Scholarship Highlight: Sensitive Places and Arkansas Gun Rights
The scholarship highlighted in this post does not necessarily represent the views of the Duke Center for Firearms Law.
In a new article in the Cornell Law Review Online, Julia Hesse and Kevin Schascheck explore the proper approach to locational firearm restrictions post-Bruen and compile potential historical analogues for regulating guns in places including railroads, highways, places of worship, and other places of public assembly. Hesse and Schascheck suggest that “[l]ocation-based bans and regulations on firearms will likely replace, at least in part, permitting regimes that were common prior to Bruen.”
They propose two potential overlapping paths forward in this area. The first option is a categorical test where courts rely on doctrinal “themes of sensitivity [including] (1) large numbers of defenseless people, (2) children and the value of young lives, (3) governmental proprietorship and functions, and (4) expectations of safety.” Hesse and Schascheck also argue that, “[i]ndependent of whether courts accept the categorical test, doctrine and history reveal support for a 'gravitational pull' theory [that looks to] the physical penumbra of a sensitive place.”
Robert Steinbuch, in an article recently published in the Texas Review of Law & Politics, traces the history of gun rights and regulation in Arkansas from the state’s first constitution in 1836, and its inclusion of a right to keep and bear arms limited to free white men, to the state’s adoption of permitless carry in 2013. Steinbuch also examines recent litigation involving municipal enforcement of state firearms law, including over state-law exceptions that allow attorneys to carry firearms in court.
Julia Hesse & Kevin Schascheck II, The Expansive ‘Sensitive Places’ Doctrine: The Limited Right to ‘Keep and Bear’ Arms Outside the Home, 108 Cornell Law Review Online 218 (2024)
From the Abstract and Introduction:
In Bruen, the Supreme Court struck down New York’s “may-issue” licensing regime, recognized the right to carry arms outside the home, and announced the historical analogue method to analyze the constitutionality of modern gun laws. In doing so, the Court did not disavow the ‘sensitive places’ doctrine announced in Heller.
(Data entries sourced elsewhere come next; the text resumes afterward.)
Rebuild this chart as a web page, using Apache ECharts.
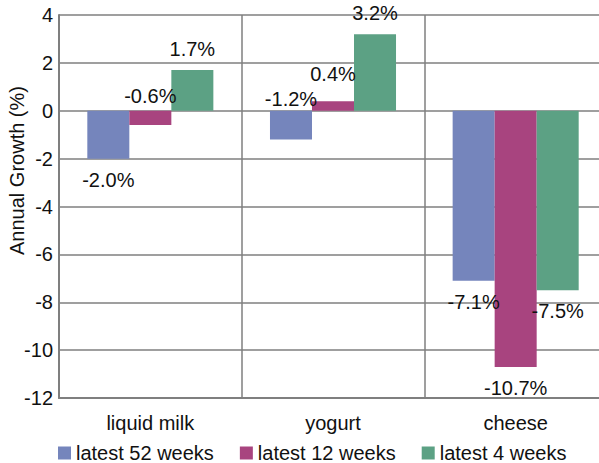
<!DOCTYPE html>
<html lang="en">
<head>
    <meta charset="UTF-8">
    <title>Annual Growth</title>
    <script src="https://cdn.jsdelivr.net/npm/echarts@6/dist/echarts.min.js"></script>
    <style type="text/css">
        html, body {
            margin: 0;
            height: 100%;
            background: #fff;
        }
    </style>
</head>
<body>

<div id="main" style="width: 599px;height:463px;"></div>

<script>
    const categories = ['liquid milk', 'yogurt', 'cheese'];
    const seriesNames = ['latest 52 weeks', 'latest 12 weeks', 'latest 4 weeks'];
    const weeks52 = [-2.0, -1.2, -7.1];
    const weeks12 = [-0.6, 0.4, -10.7];
    const weeks4 = [1.7, 3.2, -7.5];
    const yTicks = [-12, -10, -8, -6, -4, -2, 0, 2, 4];

    const colors = ['#7585bc', '#a8447f', '#5ca184'];
    const font = 'Liberation Sans, Arial, sans-serif';

    // labels that sit above the zero line / further away, as in the original
    const labelTweaks = {
        '1-0': {position: 'top', distance: 5},
        '0-1': {position: 'top', distance: 2},
        '1-1': {position: 'top', distance: 17}
    };

    function buildData(values, s) {
        return values.map(function (v, i) {
            const t = labelTweaks[s + '-' + i];
            return {
                value: v,
                label: {
                    position: t ? t.position : (v >= 0 ? 'top' : 'bottom'),
                    distance: t ? t.distance : 11
                }
            };
        });
    }

    const myChart = echarts.init(document.getElementById('main'), null, {renderer: 'svg'});
    const option = {
        animation: false,
        textStyle: {fontFamily: font},
        grid: {left: 59, right: -8, top: 15, bottom: 65, outerBoundsMode: 'none', containLabel: false},
        legend: {
            bottom: -5,
            left: 53,
            icon: 'rect',
            itemWidth: 13,
            itemHeight: 13,
            itemGap: 26,
            textStyle: {fontSize: 20, color: '#111', fontFamily: font},
            data: seriesNames
        },
        xAxis: {
            type: 'category',
            data: categories,
            axisLine: {onZero: false, lineStyle: {color: '#7f7f7f', width: 2}},
            axisTick: {show: false},
            axisLabel: {fontSize: 20, color: '#111', margin: 15, fontFamily: font},
            splitLine: {show: true, lineStyle: {color: '#7f7f7f', width: 1.5}}
        },
        yAxis: {
            type: 'value',
            min: yTicks[0],
            max: yTicks[yTicks.length - 1],
            interval: 2,
            name: 'Annual Growth (%)',
            nameLocation: 'middle',
            nameGap: 32,
            nameMoveOverlap: false,
            nameTextStyle: {fontSize: 20, color: '#111', fontFamily: font, padding: [0, 0, 0, 72]},
            axisLine: {show: true, lineStyle: {color: '#7f7f7f', width: 2}},
            axisTick: {show: false},
            axisLabel: {fontSize: 20, color: '#111', margin: 6, fontFamily: font},
            splitLine: {lineStyle: {color: '#7f7f7f', width: 1.5}}
        },
        series: [weeks52, weeks12, weeks4].map(function (vals, s) {
            return {
                name: seriesNames[s],
                type: 'bar',
                barGap: '0%',
                barCategoryGap: '31%',
                itemStyle: {color: colors[s]},
                label: {
                    show: true,
                    fontSize: 20,
                    color: '#111',
                    fontFamily: font,
                    formatter: function (p) {
                        return p.value.toFixed(1) + '%';
                    }
                },
                data: buildData(vals, s)
            };
        })
    };

    myChart.setOption(option);
</script>
</body>
</html>
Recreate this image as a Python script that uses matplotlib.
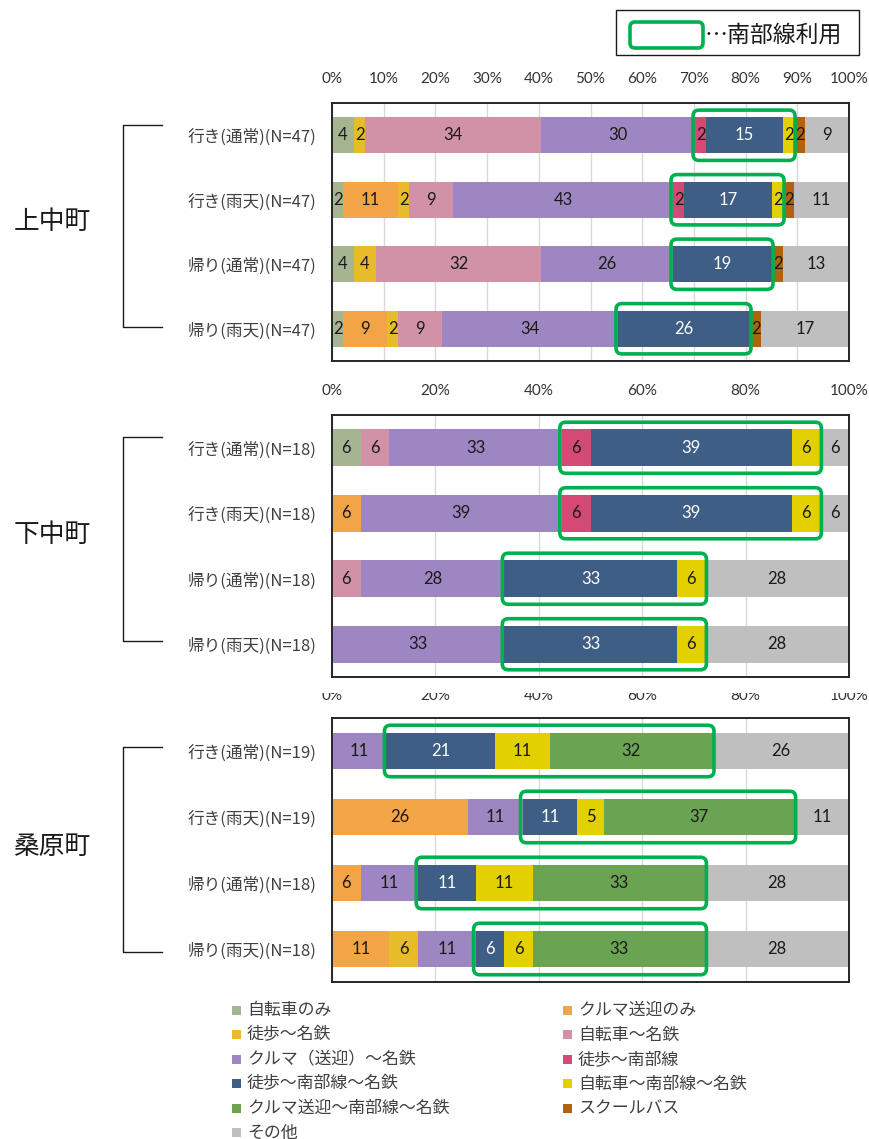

In response, New York and other states enacted gun safety laws on the basis of location.
This Article provides an account of the doctrinal and historical support for such regulations, proposes a list of locations where gun regulations will survive constitutional scrutiny, and offers a theory of gravitational pull whereby the places around ‘sensitive places’ become sensitive by virtue of their proximity to the core ‘sensitive place.’
We conclude that, as evidenced by the case law and historical analogues, the majority of places may be deemed sensitive and that states are therefore permitted to regulate or ban the use or carrying of firearms in most locations. While courts have not converged on a clear and uniform application of Heller’s sensitive places doctrine, we build on prior work, doctrine, and history to explain how courts should analyze the constitutional validity of location-regulating statutes.
Robert Steinbuch, Fighting for the Right to Carry: A Model Analysis of the History, Legislation, and Litigation of Arkansas’ Firearms Laws for Universal Application, 27 Texas Review of Law & Politics 487 (2023)
From the Introduction:
In this Article, I discuss Arkansas' turbulent history of gun rights. I begin by tracing each of the state’s constitutions’ approaches to gun rights and the case law interpreting them. Then I present the paradigm-changing recent legislation that produced a modern bundle of gun rights perhaps not seen since the early 1800s. And, in the capstone Part of the Article, I describe the three lawsuits that I have brought to enforce gun rights in the face of local governments’ and bureaucrats’ obstructionist efforts to undermine the will of the people as demonstrated through state law and the sad delaying efforts of the state’s supreme court.
The principal lesson of these lawsuits is that those who believe in the individual right to bear arms cannot rely on the legislative process alone to ensure those rights. More needs to be done. Not only does this Article explain what and how, it is my hope that this Article will serve as a roadmap for those throughout the country seeking to restore their previously diminished or extinguished right to self-defense.